Feminist Valentine’s Day Cookies

Makes 12 (serving size: 1 cookie)
Active 1 hour Total 3 hours

1 cup (8 oz.) unsalted butter, softened
1 cup granulated sugar
1 large egg, room temperature
1 tsp. vanilla extract
2 1/4 cups (about 9 5/8 oz.) all-purpose flour
1/4 tsp. kosher salt
8 cups powdered sugar
1/2 cup meringue powder
1 cup water
Red food coloring gel
Purple food coloring gel
Pink food coloring gel
Gold food coloring gel

1. Prepare the Cookies: Preheat oven to 350°F. Beat butter and sugar together with an electric mixer on medium speed until fluffy, about 1 minute. Add egg and vanilla, and beat on medium speed until well-incorporated, about 1 minute. Add flour and salt, and beat on “stir” speed until fully combined, about 1 minute. Divide dough in half, and wrap each half in plastic wrap, forming a disk. Chill about 15 minutes.
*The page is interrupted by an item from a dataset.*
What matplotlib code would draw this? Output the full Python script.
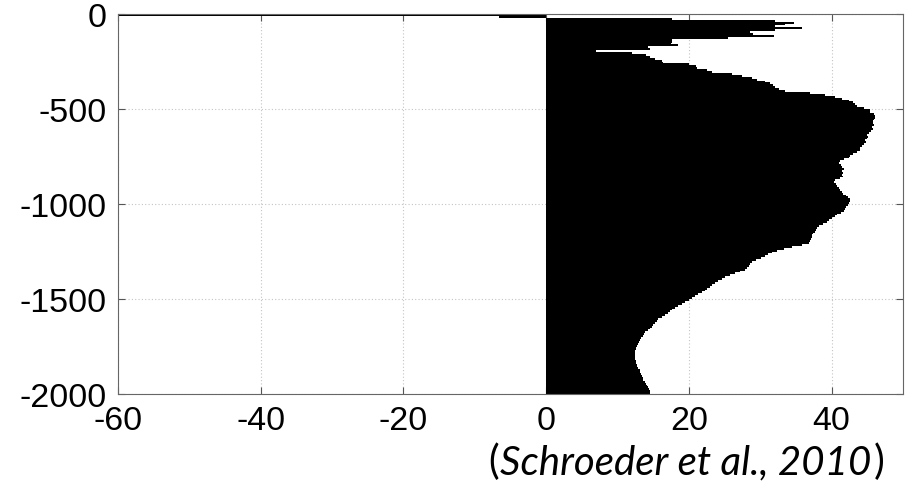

2. Roll dough, 1 disk at a time, on a floured surface to about 1/8-inch thickness. Using a 3-inch heart shaped cookie cutter, cut out 12 cookies; place on a baking sheet. Bake in preheated oven until edges are lightly browned, 9 to 11 minutes. Let cool 5 minutes on baking sheet before transferring to a wire rack to cool completely, about 20 minutes.
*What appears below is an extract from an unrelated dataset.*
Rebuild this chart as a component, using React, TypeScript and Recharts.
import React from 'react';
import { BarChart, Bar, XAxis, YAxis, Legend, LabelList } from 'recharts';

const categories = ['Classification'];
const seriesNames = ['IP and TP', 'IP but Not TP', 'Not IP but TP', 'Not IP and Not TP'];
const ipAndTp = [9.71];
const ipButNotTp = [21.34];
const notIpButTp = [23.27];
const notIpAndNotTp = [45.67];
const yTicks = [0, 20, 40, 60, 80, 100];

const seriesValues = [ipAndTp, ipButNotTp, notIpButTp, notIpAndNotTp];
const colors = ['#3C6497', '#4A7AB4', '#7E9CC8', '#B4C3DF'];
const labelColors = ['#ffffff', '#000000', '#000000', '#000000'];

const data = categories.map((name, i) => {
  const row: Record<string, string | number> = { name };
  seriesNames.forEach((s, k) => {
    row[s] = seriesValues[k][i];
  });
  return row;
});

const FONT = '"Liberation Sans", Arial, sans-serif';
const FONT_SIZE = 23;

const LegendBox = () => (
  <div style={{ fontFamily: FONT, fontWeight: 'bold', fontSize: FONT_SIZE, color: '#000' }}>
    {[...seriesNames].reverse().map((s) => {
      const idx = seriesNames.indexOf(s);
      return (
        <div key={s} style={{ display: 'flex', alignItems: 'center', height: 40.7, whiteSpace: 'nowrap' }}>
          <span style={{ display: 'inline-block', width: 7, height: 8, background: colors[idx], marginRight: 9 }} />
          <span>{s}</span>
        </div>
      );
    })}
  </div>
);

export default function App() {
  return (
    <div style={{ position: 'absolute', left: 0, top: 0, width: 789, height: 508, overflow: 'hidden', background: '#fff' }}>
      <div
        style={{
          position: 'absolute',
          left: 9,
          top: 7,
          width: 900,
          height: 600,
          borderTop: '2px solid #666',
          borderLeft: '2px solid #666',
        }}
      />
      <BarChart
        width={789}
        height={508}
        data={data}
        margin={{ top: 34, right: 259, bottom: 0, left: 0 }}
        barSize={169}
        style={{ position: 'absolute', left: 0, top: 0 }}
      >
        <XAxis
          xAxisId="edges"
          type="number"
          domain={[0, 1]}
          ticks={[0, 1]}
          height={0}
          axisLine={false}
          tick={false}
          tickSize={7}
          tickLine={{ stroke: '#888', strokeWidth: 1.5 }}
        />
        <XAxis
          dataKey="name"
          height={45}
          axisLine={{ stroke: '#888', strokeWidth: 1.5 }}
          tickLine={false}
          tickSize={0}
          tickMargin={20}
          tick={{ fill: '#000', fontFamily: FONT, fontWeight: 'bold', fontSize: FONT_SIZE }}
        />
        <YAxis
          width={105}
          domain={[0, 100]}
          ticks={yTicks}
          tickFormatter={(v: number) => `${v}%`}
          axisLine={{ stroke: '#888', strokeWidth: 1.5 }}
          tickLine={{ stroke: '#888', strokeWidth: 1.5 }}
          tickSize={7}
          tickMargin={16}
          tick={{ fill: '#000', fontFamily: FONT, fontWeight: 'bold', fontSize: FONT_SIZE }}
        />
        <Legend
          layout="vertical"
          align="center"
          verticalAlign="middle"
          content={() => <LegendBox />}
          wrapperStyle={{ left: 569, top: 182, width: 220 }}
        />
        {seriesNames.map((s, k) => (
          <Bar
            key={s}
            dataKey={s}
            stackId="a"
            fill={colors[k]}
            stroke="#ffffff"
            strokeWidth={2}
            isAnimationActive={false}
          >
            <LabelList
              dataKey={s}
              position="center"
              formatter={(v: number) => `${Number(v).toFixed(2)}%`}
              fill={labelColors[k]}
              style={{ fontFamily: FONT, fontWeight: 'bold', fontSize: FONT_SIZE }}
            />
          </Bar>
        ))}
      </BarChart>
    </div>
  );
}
3. Prepare the Icing: Combine powdered sugar and meringue powder in a large bowl. Gradually stir in water, starting with 1/2 cup and adding 1 tablespoon at time until desired consistency is reached, stirring constantly, until smooth. Divide icing among 4 bowls, and add 1 drop color into each bowl (1 color per bowl); stir until smooth and fully incorporated. Spoon 1 color into a small piping bag or zip-top bag. Pipe out a border along edges of each cookie in each desired color. Fill in cookies with remaining icing. Let stand uncovered, at room temperature, until set, about 2 hours.